Emerging farmer shines in Brazil
EMERGING farmer Emily Tjale, of GaNtwane in Mpumalanga, says winning an international award in Brazil has brought a big challenge in her life.
Tjale, 58, came second in the category of Food Sovereignty at the Rio+20 Summit which was held in Rio de Janeiro last week.
Food Sovereignty is about protecting indigenous seeds as well as growing nutritious food that contribute to healthy livelihood.
She competed against 150 candidates from 50 countries.
She says she was recognised for using original seeds instead of chemicals when producing her vegetables.
Tjale and her group - Women Together in Development - work as caregivers, looking after sick people in the community while farming to provide food and livelihoods.

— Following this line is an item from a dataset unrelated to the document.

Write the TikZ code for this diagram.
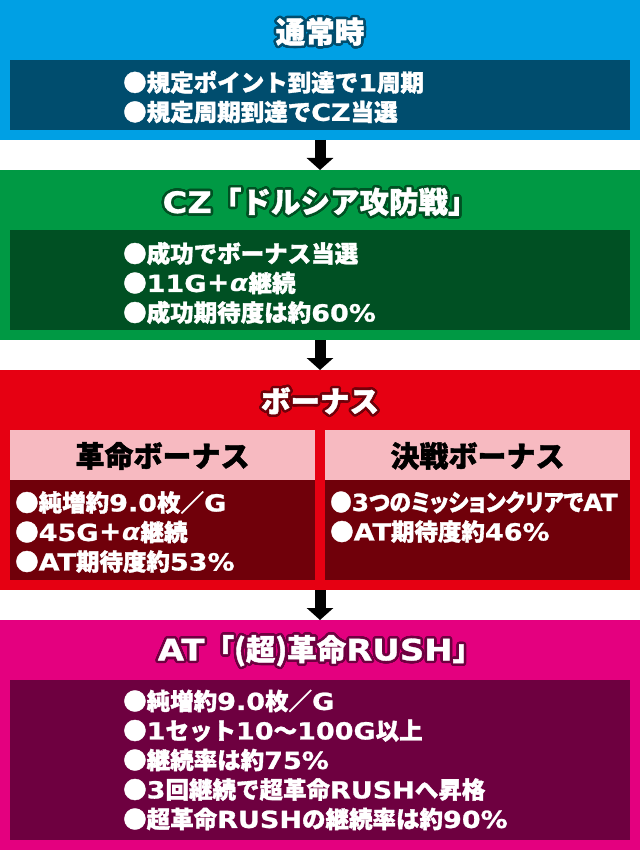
\documentclass[tikz,border=0pt]{standalone}
\usepackage{fontspec}
\setmainfont{Noto Sans CJK JP}[BoldFeatures={FakeBold=1.5}]
\newfontfamily\latinfont{DejaVu Sans}[FakeStretch=1.15,BoldFeatures={FakeBold=1}]
\newcommand{\lat}[1]{{\latinfont #1}}
\usepackage{contour}
\usetikzlibrary{arrows.meta}

\definecolor{normalblue}{RGB}{0,160,228}
\definecolor{normaldark}{RGB}{0,77,110}
\definecolor{czgreen}{RGB}{0,153,68}
\definecolor{czdark}{RGB}{0,80,35}
\definecolor{bonusred}{RGB}{230,0,18}
\definecolor{bonuspink}{RGB}{247,186,193}
\definecolor{bonusdark}{RGB}{112,0,10}
\definecolor{atpink}{RGB}{228,0,127}
\definecolor{atdark}{RGB}{110,0,64}

\contourlength{2.5pt}
\contournumber{24}

\begin{document}
\begin{tikzpicture}[x=1pt,y=-1pt,
    band/.style={inner sep=0pt,outer sep=0pt,minimum width=640pt},
    panel/.style={inner sep=0pt,outer sep=0pt},
    title/.style={text=white,font=\fontsize{29.5}{33}\selectfont\bfseries},
    head/.style={text=black,font=\fontsize{29}{32}\selectfont\bfseries},
    body/.style={text=white,anchor=west,align=left,inner sep=0pt,
        font=\fontsize{23.5}{29.5}\selectfont\bfseries},
    flowarrow/.style={line width=11pt,-{Triangle[width=26pt,length=12pt]}}]

\useasboundingbox (0,0) rectangle (640,850);

\node[band,fill=normalblue,minimum height=140pt] (normal) at (320,70) {};
\node[band,fill=czgreen,minimum height=170pt] (cz) at (320,255) {};
\node[band,fill=bonusred,minimum height=220pt] (bonus) at (320,480) {};
\node[band,fill=atpink,minimum height=230pt] (at) at (320,735) {};

\foreach \a/\b in {normal/cz,cz/bonus,bonus/at}
    \draw[flowarrow] (\a) -- (\b);

% 通常時
\node[title] (normaltitle) at (320,33) {\contour{normaldark}{通常時}};
\node[panel,fill=normaldark,minimum width=620pt,minimum height=70pt] (normalbox) at (320,95) {};
\node[body] (normaltext) at (123,97) {●規定ポイント到達で\lat{1}周期\\●規定周期到達で\lat{CZ}当選};

% CZ
\node[title] (cztitle) at (320,203) {\contour{czdark}{\lat{CZ}「ドルシア攻防戦」}};
\node[panel,fill=czdark,minimum width=620pt,minimum height=100pt] (czbox) at (320,280) {};
\node[body] (cztext) at (123,283) {●成功でボーナス当選\\●\lat{11G}＋\lat{\itshape α}継続\\●成功期待度は約\lat{60\%}};

% ボーナス
\node[title] (bonustitle) at (320,402) {\contour{bonusdark}{ボーナス}};
\foreach \n/\x in {kakumei/162.5,kessen/477.5} {
    \node[panel,fill=bonuspink,minimum width=305pt,minimum height=50pt] (\n head) at (\x,455) {};
    \node[panel,fill=bonusdark,minimum width=305pt,minimum height=100pt] (\n box) at (\x,530) {};
}
\node[head] (kakumeititle) at (162.5,456) {革命ボーナス};
\node[head] (kessentitle) at (477.5,456) {決戦ボーナス};
\node[body] (kakumeitext) at (15,532) {●純増約\lat{9.0}枚／\lat{G}\\●\lat{45G}＋\lat{\itshape α}継続\\●\lat{AT}期待度約\lat{53\%}};
\node[body] (kessentext) at (330,517) {\addfontfeature{RawFeature=+palt}\scalebox{0.92}[1]{●\lat{3}つのミッションクリアで\lat{AT}}\\●\lat{AT}期待度約\lat{46\%}};

% AT
\node[title] (attitle) at (320,652) {\contour{atdark}{\lat{AT}「(超)革命\lat{RUSH}」}};
\node[panel,fill=atdark,minimum width=620pt,minimum height=160pt] (atbox) at (320,760) {};
\node[body] (attext) at (123,760) {●純増約\lat{9.0}枚／\lat{G}\\●\lat{1}セット\lat{10}～\lat{100G}以上\\●継続率は約\lat{75\%}\\●\lat{3}回継続で超革命\lat{RUSH}へ昇格\\●超革命\lat{RUSH}の継続率は約\lat{90\%}};

\end{tikzpicture}
\end{document}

"We grow organic produce to preserve food sovereignty as well as nutritious food to those who are most needy in our society.
"We are not exporting any of our products but we share it with the community," Tjale says.
She has dedicated her award to the rural women in her community who had to feed their families under terrible conditions.
Tjale says collecting an award will earn her and her group recognition in the sector.
"Winning the award means that I will get recognition from government funders and other stakeholders who support farming. Perhaps this will finally solve the land issue."
The former nurse at Chris Hani- Baragwanath Hospital is also a coordinator for the Land Access Movement of South Africa.
Tjale says though many women are very interested in farming, there are, however, too many challenges in the sector.
"In my community women are still going hungry because they are not able to produce enough to eat. Women need access to natural resources and support to adapt to climate change so that we can be more productive," she says.
Tjale says among some of the challenges facing developing farmers are climate change and an insufficient water supply.
"Crop production is down because weather patterns are unpredictable," she said.